Some people think that the way we get what we ask for is to believe we will get it hard enough, and that the believing is a kind of spiritual force--"faith"--that opens God's hand and moves God to action. I've become wary of that thinking. I've found it makes people think that when they don't get what they pray for, they blame themselves for not believing enough. This can be particularly painful when the prayer is for healing for a sick loved one. Faith means trust in God, not trust in our ability to believe in God. It's God who heals, not our spiritual capacity for believing something hard enough.
I've also known many people who think that the way prayer works is that praying moves spiritual forces, that when we pray, our prayer aids angels who fight on our behalf and pushes back against malevolent spiritual beings. In this kind of thinking, prayer becomes a kind of fight between good and evil and the people who pray are soldiers in a spiritual war. My concern for this way of thinking of how prayer works is that it sets aside the primary purpose of prayer, to develop a loving, relational conversation with God through Christ. When I used to pray that way, I found I spent my prayer against the devil instead of talking to Jesus. That just doesn't seem biblical to me, and certainly it didn't grow my relationship with God or make me into a person whose heart was like the heart of Christ.

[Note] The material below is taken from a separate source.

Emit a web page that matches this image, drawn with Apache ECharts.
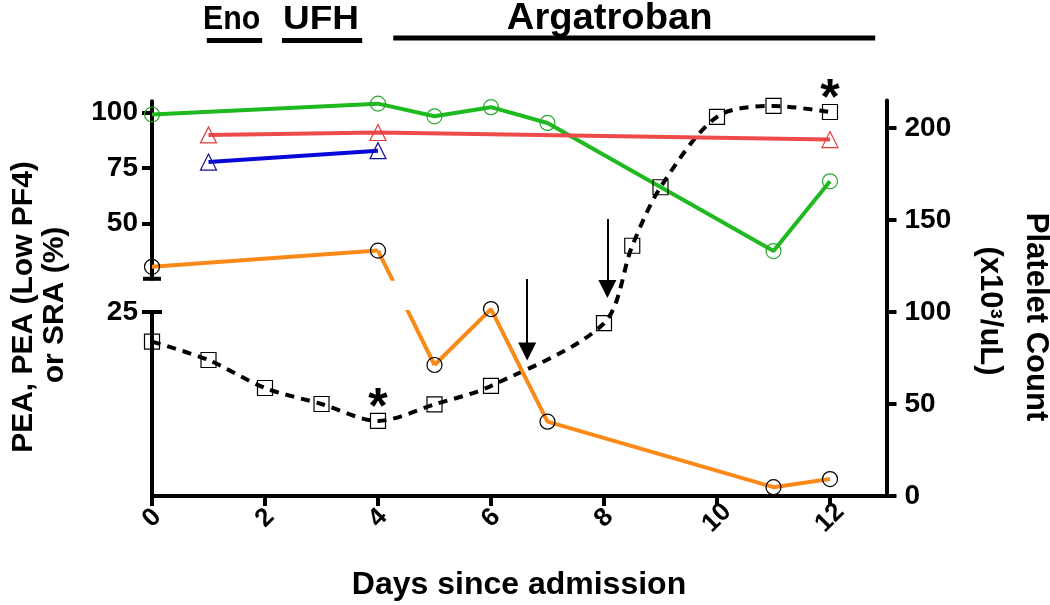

One way prayer seems to work is that God teaches us in prayer how to think like a Christ-like person, to learn the ways of God as we spend time with God, to become people who manage life differently. The Epistle of James seems to suggest prayer works this way when he says that if any person lacks wisdom, that person should ask of God and God would grant wisdom, because God is generous and does not hold back from his children. So, maybe the way God affects things through prayer is to change not the situation but to change the person who prays, to make the person who prays more wise and Christ-like so that the person affects the situation differently. Undoubtedly, God does work this way in prayer, but if we believe this is the only way prayer works, we tend to think that things are up to us, we become people who no longer see God's providence shaping the world. We develop a kind of practical atheism--a sense that God exists but doesn't do anything, that the real work must be done by God's people.
Well, that's just wrong. God does do things. God works miracles. God doesn't always work miracles the way I want or according to the timetable I want. Prayer doesn't take away the reality of the corruptibility and mortality of the body, so when we pray and people die it's not because there's something wrong with our prayer. It just means that Jesus hasn't returned yet. Also, sometimes people ARE healed.
I don't know why sometimes people get healed and sometimes they don't. I don't know why God acts in response to prayer in ways God would not otherwise. I don't know what happens in the spiritual realm when God's people pray and I'm frankly pretty weirded out by teachings that purport to know exactly how these things work. I don't know the degree to which prayer changes situations and the degree to which prayer changes me. I don't know exactly why God seems to respond more directly to the shared prayer of groups of people than merely individuals alone, but scripture and experience seem to demonstrate this is so.
I've heard all the teachings about these things and thought through the implications and theological problems they cause. I've read the passages and compared them. I've had firm opinions on these things that I no longer believe. I don't know exactly how prayer works. But I know prayer works.
As the old saying goes, I don't know how a brown cow eats green grass and then gives white milk that churns into yellow butter. But what I don't understand does not keep me from buttering my bagel each morning.
There's a lot I don't know about how prayer works. I don't need to know. I just know prayer works. God knows how prayer works. Humbly, obediently, trustingly, I open my heart to share and to listen. God moves. I don't need to know how. I know the One who hears and answers.